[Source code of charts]
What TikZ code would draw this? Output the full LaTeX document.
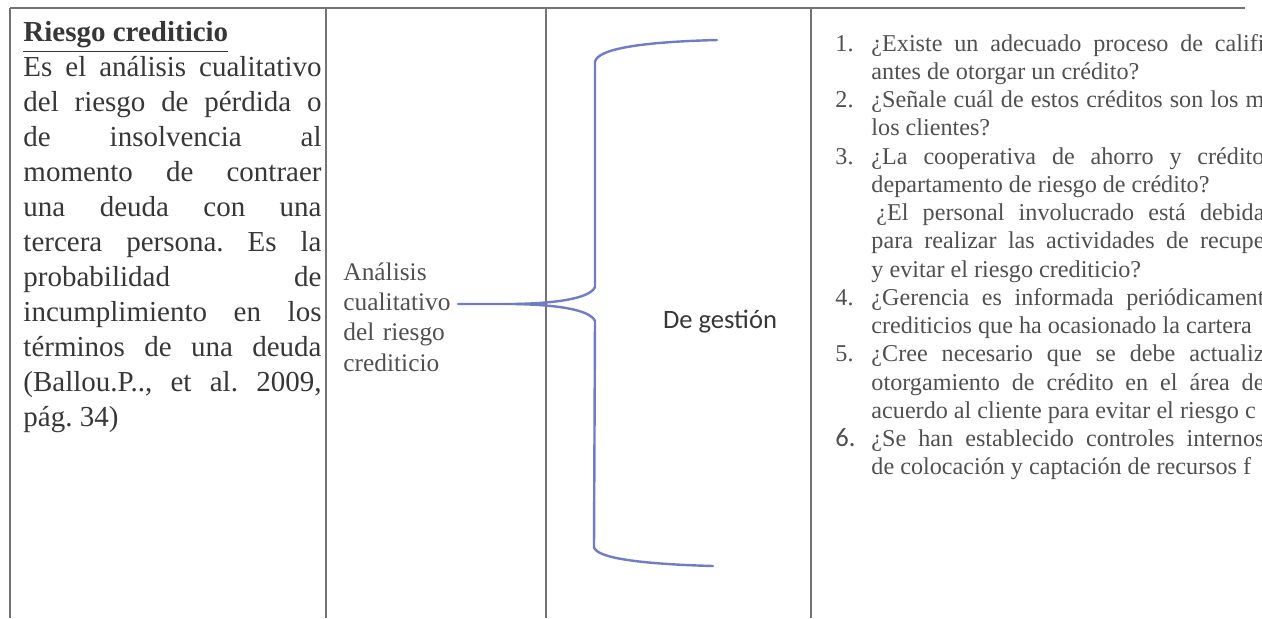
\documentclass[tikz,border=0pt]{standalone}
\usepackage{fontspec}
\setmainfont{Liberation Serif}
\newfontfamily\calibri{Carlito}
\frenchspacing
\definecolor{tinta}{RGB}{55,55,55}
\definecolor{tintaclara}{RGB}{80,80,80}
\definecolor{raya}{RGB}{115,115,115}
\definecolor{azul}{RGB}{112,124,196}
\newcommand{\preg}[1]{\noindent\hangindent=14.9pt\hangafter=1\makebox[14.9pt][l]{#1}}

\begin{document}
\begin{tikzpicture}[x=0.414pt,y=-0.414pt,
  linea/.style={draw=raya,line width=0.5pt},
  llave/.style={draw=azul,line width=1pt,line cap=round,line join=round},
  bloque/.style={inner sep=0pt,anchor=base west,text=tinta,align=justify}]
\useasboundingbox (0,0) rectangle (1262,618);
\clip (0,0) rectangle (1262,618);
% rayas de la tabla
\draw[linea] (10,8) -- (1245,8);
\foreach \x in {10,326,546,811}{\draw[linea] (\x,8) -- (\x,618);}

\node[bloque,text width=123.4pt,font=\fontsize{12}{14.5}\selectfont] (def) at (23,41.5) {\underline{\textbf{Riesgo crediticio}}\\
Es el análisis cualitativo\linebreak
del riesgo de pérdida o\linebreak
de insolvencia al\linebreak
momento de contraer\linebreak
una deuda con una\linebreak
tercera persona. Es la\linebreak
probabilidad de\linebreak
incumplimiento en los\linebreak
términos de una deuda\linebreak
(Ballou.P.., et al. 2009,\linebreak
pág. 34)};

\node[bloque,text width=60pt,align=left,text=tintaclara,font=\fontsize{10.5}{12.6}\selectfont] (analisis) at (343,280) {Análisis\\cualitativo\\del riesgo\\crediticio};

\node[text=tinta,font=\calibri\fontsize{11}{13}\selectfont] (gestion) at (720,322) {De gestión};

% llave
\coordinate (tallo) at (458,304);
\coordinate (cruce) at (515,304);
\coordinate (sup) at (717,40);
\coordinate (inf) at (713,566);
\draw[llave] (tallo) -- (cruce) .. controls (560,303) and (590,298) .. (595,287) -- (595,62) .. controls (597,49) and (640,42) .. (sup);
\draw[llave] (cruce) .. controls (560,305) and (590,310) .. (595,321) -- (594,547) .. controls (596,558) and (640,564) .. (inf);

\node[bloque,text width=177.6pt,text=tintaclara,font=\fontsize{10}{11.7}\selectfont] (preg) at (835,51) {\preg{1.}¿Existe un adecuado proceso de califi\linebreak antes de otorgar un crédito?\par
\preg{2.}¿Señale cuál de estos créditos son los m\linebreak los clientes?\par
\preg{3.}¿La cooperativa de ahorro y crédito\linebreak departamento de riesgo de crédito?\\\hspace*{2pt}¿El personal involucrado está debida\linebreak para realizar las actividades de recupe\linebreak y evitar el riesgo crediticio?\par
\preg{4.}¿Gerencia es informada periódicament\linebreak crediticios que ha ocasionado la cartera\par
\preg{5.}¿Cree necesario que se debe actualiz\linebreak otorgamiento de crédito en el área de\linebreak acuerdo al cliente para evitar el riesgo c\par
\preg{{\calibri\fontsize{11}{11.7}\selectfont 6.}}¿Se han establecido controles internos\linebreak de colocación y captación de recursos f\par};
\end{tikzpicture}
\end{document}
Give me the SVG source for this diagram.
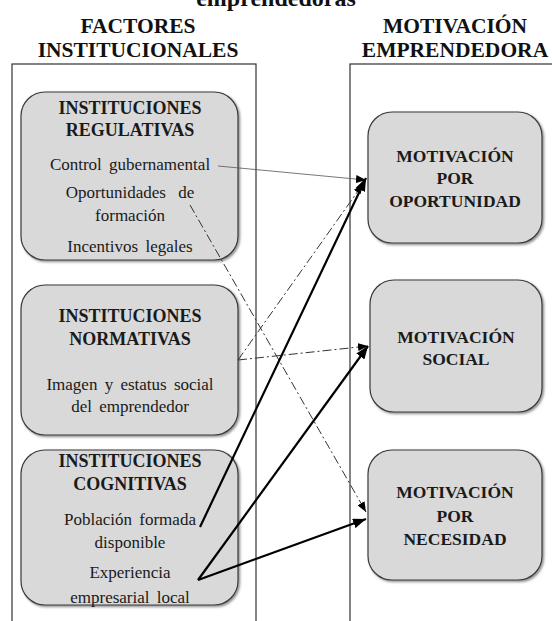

Request: Among the lines of the data, identify those with the word "draw". Copy each of them.

Result of the exercise:
What TikZ code would draw this? Output the full LaTeX document.
  linea/.style={draw=raya,line width=0.5pt},
  llave/.style={draw=azul,line width=1pt,line cap=round,line join=round},
\draw[linea] (10,8) -- (1245,8);
\foreach \x in {10,326,546,811}{\draw[linea] (\x,8) -- (\x,618);}
\draw[llave] (tallo) -- (cruce) .. controls (560,303) and (590,298) .. (595,287) -- (595,62) .. controls (597,49) and (640,42) .. (sup);
\draw[llave] (cruce) .. controls (560,305) and (590,310) .. (595,321) -- (594,547) .. controls (596,558) and (640,564) .. (inf);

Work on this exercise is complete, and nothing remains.